Requirement:
Reproduce every line of the material below, but drop the pictures.

[Figure scripts]
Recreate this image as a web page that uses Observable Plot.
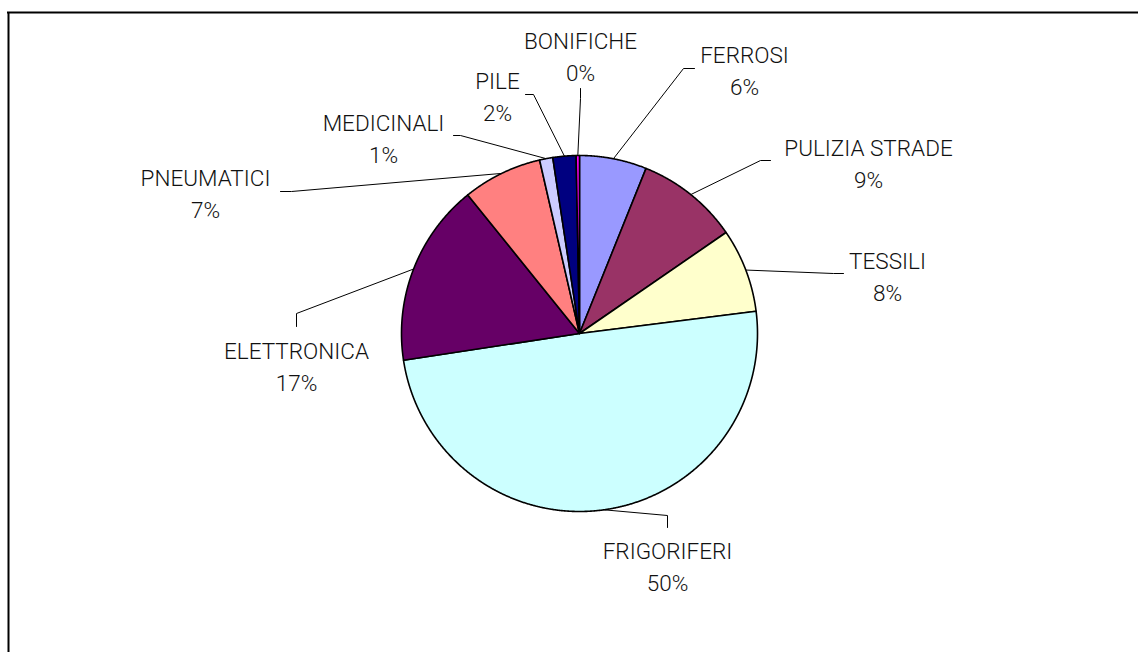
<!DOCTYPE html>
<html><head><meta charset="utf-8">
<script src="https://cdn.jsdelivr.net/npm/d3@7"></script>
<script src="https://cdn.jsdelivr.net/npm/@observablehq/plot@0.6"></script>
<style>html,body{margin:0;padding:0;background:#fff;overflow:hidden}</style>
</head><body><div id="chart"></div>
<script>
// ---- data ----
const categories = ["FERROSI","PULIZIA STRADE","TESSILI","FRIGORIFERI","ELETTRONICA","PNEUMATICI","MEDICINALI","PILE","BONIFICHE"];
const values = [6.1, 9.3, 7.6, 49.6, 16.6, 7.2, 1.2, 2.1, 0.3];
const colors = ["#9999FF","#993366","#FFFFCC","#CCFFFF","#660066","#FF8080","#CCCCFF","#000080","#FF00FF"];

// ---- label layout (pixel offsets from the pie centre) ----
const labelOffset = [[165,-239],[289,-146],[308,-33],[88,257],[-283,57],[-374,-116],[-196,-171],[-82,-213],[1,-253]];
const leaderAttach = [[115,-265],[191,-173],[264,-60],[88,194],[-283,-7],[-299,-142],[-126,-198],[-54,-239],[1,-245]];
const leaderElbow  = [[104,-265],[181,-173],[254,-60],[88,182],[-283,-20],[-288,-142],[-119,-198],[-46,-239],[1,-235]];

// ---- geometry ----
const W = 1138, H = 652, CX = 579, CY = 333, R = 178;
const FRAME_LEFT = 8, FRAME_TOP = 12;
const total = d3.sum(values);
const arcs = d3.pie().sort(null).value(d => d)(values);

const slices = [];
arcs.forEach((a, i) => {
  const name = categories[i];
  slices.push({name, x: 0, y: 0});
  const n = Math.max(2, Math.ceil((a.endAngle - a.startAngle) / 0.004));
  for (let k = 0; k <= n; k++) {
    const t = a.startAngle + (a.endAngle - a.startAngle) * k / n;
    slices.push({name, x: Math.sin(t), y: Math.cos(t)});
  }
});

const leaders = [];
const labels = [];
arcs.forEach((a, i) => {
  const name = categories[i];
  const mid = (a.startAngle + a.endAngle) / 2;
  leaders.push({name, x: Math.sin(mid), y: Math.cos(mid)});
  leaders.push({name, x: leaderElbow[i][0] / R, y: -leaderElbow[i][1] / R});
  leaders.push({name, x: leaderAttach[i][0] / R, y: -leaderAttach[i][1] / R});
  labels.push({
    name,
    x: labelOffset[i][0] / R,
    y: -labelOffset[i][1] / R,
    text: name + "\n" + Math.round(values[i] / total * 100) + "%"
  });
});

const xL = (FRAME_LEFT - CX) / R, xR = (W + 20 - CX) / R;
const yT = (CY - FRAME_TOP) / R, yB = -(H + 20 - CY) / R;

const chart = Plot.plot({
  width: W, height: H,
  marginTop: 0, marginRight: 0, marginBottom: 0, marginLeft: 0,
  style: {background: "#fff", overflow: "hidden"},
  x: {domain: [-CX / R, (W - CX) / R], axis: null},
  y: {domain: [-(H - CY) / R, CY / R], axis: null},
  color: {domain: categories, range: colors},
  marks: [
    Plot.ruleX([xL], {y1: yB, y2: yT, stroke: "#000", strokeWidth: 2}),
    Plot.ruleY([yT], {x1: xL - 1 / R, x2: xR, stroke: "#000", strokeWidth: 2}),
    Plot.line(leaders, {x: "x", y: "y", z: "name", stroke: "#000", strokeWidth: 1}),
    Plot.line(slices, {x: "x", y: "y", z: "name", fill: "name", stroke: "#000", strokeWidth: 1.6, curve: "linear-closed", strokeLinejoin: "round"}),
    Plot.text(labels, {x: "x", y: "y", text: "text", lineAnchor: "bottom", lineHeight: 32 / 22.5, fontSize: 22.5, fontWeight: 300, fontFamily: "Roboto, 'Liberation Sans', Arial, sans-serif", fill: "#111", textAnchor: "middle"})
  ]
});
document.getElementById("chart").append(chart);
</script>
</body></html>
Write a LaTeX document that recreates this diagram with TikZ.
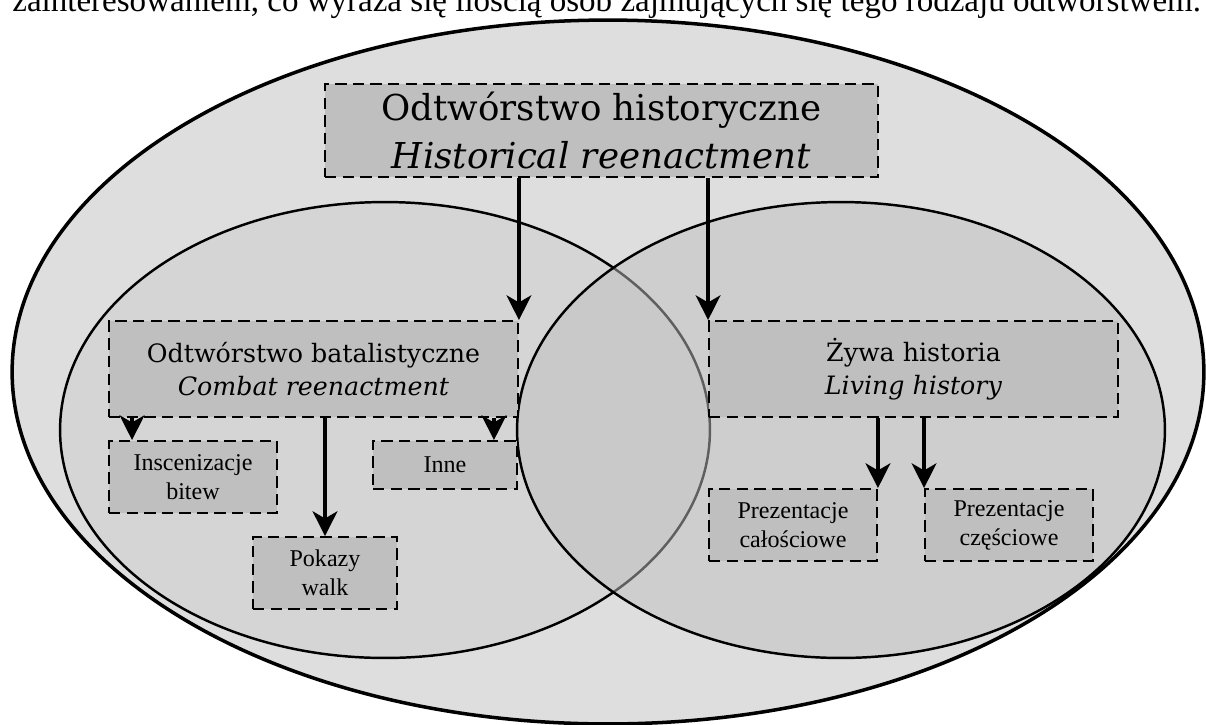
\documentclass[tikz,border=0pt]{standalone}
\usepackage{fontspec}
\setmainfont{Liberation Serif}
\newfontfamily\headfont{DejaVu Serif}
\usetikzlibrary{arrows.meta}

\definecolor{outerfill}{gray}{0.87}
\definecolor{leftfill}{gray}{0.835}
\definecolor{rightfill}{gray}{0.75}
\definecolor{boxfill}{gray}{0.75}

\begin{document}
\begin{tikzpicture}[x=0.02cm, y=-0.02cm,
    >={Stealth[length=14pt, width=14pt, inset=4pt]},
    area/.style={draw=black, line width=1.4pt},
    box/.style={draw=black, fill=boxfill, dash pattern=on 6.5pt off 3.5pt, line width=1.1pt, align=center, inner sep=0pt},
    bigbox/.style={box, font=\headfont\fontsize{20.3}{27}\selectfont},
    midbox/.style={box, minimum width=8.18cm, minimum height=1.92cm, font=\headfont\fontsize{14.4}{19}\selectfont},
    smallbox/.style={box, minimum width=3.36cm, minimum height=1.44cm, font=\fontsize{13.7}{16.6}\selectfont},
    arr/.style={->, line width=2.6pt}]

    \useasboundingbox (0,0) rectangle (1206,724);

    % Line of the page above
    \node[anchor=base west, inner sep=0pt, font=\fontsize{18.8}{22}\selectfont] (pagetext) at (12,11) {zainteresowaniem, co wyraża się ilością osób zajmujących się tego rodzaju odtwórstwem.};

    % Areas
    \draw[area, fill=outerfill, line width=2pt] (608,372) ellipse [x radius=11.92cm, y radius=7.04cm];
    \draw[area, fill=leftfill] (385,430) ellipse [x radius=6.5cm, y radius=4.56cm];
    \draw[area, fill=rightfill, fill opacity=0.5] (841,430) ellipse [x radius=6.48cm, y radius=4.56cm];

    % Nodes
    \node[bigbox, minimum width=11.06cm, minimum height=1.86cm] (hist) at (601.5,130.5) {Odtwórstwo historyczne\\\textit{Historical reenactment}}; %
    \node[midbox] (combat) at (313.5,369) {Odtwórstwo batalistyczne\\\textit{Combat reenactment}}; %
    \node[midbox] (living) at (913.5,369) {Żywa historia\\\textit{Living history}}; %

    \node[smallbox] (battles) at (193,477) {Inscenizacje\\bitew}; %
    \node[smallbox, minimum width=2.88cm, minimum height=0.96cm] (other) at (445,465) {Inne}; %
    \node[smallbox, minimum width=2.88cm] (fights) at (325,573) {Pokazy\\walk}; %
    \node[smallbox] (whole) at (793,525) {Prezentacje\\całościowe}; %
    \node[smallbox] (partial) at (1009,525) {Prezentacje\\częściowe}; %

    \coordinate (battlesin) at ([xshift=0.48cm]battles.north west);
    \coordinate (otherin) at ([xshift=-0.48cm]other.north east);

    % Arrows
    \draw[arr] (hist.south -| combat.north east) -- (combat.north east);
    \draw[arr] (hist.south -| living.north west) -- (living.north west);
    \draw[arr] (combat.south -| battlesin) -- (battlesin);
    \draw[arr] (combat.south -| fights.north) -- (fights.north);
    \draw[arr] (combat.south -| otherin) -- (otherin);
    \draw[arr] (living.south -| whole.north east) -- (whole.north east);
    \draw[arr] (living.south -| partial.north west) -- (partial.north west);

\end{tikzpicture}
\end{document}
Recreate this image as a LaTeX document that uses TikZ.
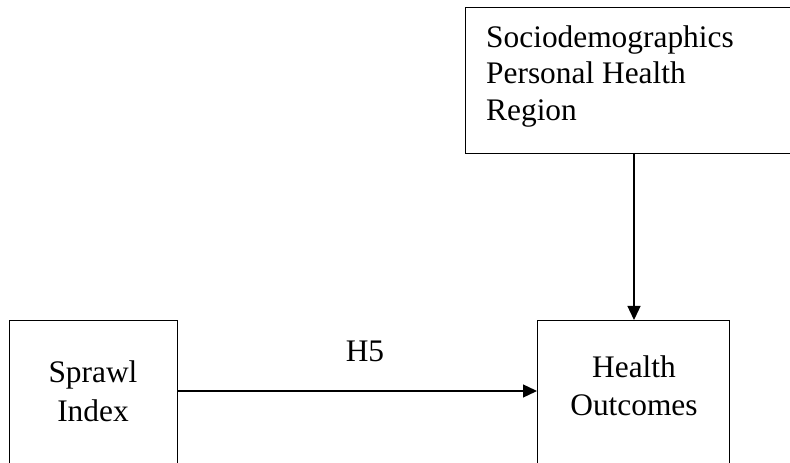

Answer to the exercise:
Recreate this image as a web page that uses Observable Plot.
<!DOCTYPE html>
<html><head><meta charset="utf-8">
<script src="https://cdn.jsdelivr.net/npm/d3@7"></script>
<script src="https://cdn.jsdelivr.net/npm/@observablehq/plot@0.6"></script>
<style>html,body{margin:0;padding:0;background:#fff;overflow:hidden}</style>
</head><body><div id="chart"></div>
<script>
// ---- data ----
const categories = ["FERROSI","PULIZIA STRADE","TESSILI","FRIGORIFERI","ELETTRONICA","PNEUMATICI","MEDICINALI","PILE","BONIFICHE"];
const values = [6.1, 9.3, 7.6, 49.6, 16.6, 7.2, 1.2, 2.1, 0.3];
const colors = ["#9999FF","#993366","#FFFFCC","#CCFFFF","#660066","#FF8080","#CCCCFF","#000080","#FF00FF"];

// ---- label layout (pixel offsets from the pie centre) ----
const labelOffset = [[165,-239],[289,-146],[308,-33],[88,257],[-283,57],[-374,-116],[-196,-171],[-82,-213],[1,-253]];
const leaderAttach = [[115,-265],[191,-173],[264,-60],[88,194],[-283,-7],[-299,-142],[-126,-198],[-54,-239],[1,-245]];
const leaderElbow  = [[104,-265],[181,-173],[254,-60],[88,182],[-283,-20],[-288,-142],[-119,-198],[-46,-239],[1,-235]];

// ---- geometry ----
const W = 1138, H = 652, CX = 579, CY = 333, R = 178;
const FRAME_LEFT = 8, FRAME_TOP = 12;
const total = d3.sum(values);
const arcs = d3.pie().sort(null).value(d => d)(values);

const slices = [];
arcs.forEach((a, i) => {
  const name = categories[i];
  slices.push({name, x: 0, y: 0});
  const n = Math.max(2, Math.ceil((a.endAngle - a.startAngle) / 0.004));
  for (let k = 0; k <= n; k++) {
    const t = a.startAngle + (a.endAngle - a.startAngle) * k / n;
    slices.push({name, x: Math.sin(t), y: Math.cos(t)});
  }
});

const leaders = [];
const labels = [];
arcs.forEach((a, i) => {
  const name = categories[i];
  const mid = (a.startAngle + a.endAngle) / 2;
  leaders.push({name, x: Math.sin(mid), y: Math.cos(mid)});
  leaders.push({name, x: leaderElbow[i][0] / R, y: -leaderElbow[i][1] / R});
  leaders.push({name, x: leaderAttach[i][0] / R, y: -leaderAttach[i][1] / R});
  labels.push({
    name,
    x: labelOffset[i][0] / R,
    y: -labelOffset[i][1] / R,
    text: name + "\n" + Math.round(values[i] / total * 100) + "%"
  });
});

const xL = (FRAME_LEFT - CX) / R, xR = (W + 20 - CX) / R;
const yT = (CY - FRAME_TOP) / R, yB = -(H + 20 - CY) / R;

const chart = Plot.plot({
  width: W, height: H,
  marginTop: 0, marginRight: 0, marginBottom: 0, marginLeft: 0,
  style: {background: "#fff", overflow: "hidden"},
  x: {domain: [-CX / R, (W - CX) / R], axis: null},
  y: {domain: [-(H - CY) / R, CY / R], axis: null},
  color: {domain: categories, range: colors},
  marks: [
    Plot.ruleX([xL], {y1: yB, y2: yT, stroke: "#000", strokeWidth: 2}),
    Plot.ruleY([yT], {x1: xL - 1 / R, x2: xR, stroke: "#000", strokeWidth: 2}),
    Plot.line(leaders, {x: "x", y: "y", z: "name", stroke: "#000", strokeWidth: 1}),
    Plot.line(slices, {x: "x", y: "y", z: "name", fill: "name", stroke: "#000", strokeWidth: 1.6, curve: "linear-closed", strokeLinejoin: "round"}),
    Plot.text(labels, {x: "x", y: "y", text: "text", lineAnchor: "bottom", lineHeight: 32 / 22.5, fontSize: 22.5, fontWeight: 300, fontFamily: "Roboto, 'Liberation Sans', Arial, sans-serif", fill: "#111", textAnchor: "middle"})
  ]
});
document.getElementById("chart").append(chart);
</script>
</body></html>
Write a LaTeX document that recreates this diagram with TikZ.
\documentclass[tikz,border=0pt]{standalone}
\usepackage{fontspec}
\setmainfont{Liberation Serif}
\newfontfamily\headfont{DejaVu Serif}
\usetikzlibrary{arrows.meta}

\definecolor{outerfill}{gray}{0.87}
\definecolor{leftfill}{gray}{0.835}
\definecolor{rightfill}{gray}{0.75}
\definecolor{boxfill}{gray}{0.75}

\begin{document}
\begin{tikzpicture}[x=0.02cm, y=-0.02cm,
    >={Stealth[length=14pt, width=14pt, inset=4pt]},
    area/.style={draw=black, line width=1.4pt},
    box/.style={draw=black, fill=boxfill, dash pattern=on 6.5pt off 3.5pt, line width=1.1pt, align=center, inner sep=0pt},
    bigbox/.style={box, font=\headfont\fontsize{20.3}{27}\selectfont},
    midbox/.style={box, minimum width=8.18cm, minimum height=1.92cm, font=\headfont\fontsize{14.4}{19}\selectfont},
    smallbox/.style={box, minimum width=3.36cm, minimum height=1.44cm, font=\fontsize{13.7}{16.6}\selectfont},
    arr/.style={->, line width=2.6pt}]

    \useasboundingbox (0,0) rectangle (1206,724);

    % Line of the page above
    \node[anchor=base west, inner sep=0pt, font=\fontsize{18.8}{22}\selectfont] (pagetext) at (12,11) {zainteresowaniem, co wyraża się ilością osób zajmujących się tego rodzaju odtwórstwem.};

    % Areas
    \draw[area, fill=outerfill, line width=2pt] (608,372) ellipse [x radius=11.92cm, y radius=7.04cm];
    \draw[area, fill=leftfill] (385,430) ellipse [x radius=6.5cm, y radius=4.56cm];
    \draw[area, fill=rightfill, fill opacity=0.5] (841,430) ellipse [x radius=6.48cm, y radius=4.56cm];

    % Nodes
    \node[bigbox, minimum width=11.06cm, minimum height=1.86cm] (hist) at (601.5,130.5) {Odtwórstwo historyczne\\\textit{Historical reenactment}}; %
    \node[midbox] (combat) at (313.5,369) {Odtwórstwo batalistyczne\\\textit{Combat reenactment}}; %
    \node[midbox] (living) at (913.5,369) {Żywa historia\\\textit{Living history}}; %

    \node[smallbox] (battles) at (193,477) {Inscenizacje\\bitew}; %
    \node[smallbox, minimum width=2.88cm, minimum height=0.96cm] (other) at (445,465) {Inne}; %
    \node[smallbox, minimum width=2.88cm] (fights) at (325,573) {Pokazy\\walk}; %
    \node[smallbox] (whole) at (793,525) {Prezentacje\\całościowe}; %
    \node[smallbox] (partial) at (1009,525) {Prezentacje\\częściowe}; %

    \coordinate (battlesin) at ([xshift=0.48cm]battles.north west);
    \coordinate (otherin) at ([xshift=-0.48cm]other.north east);

    % Arrows
    \draw[arr] (hist.south -| combat.north east) -- (combat.north east);
    \draw[arr] (hist.south -| living.north west) -- (living.north west);
    \draw[arr] (combat.south -| battlesin) -- (battlesin);
    \draw[arr] (combat.south -| fights.north) -- (fights.north);
    \draw[arr] (combat.south -| otherin) -- (otherin);
    \draw[arr] (living.south -| whole.north east) -- (whole.north east);
    \draw[arr] (living.south -| partial.north west) -- (partial.north west);

\end{tikzpicture}
\end{document}
Recreate this image as a LaTeX document that uses TikZ.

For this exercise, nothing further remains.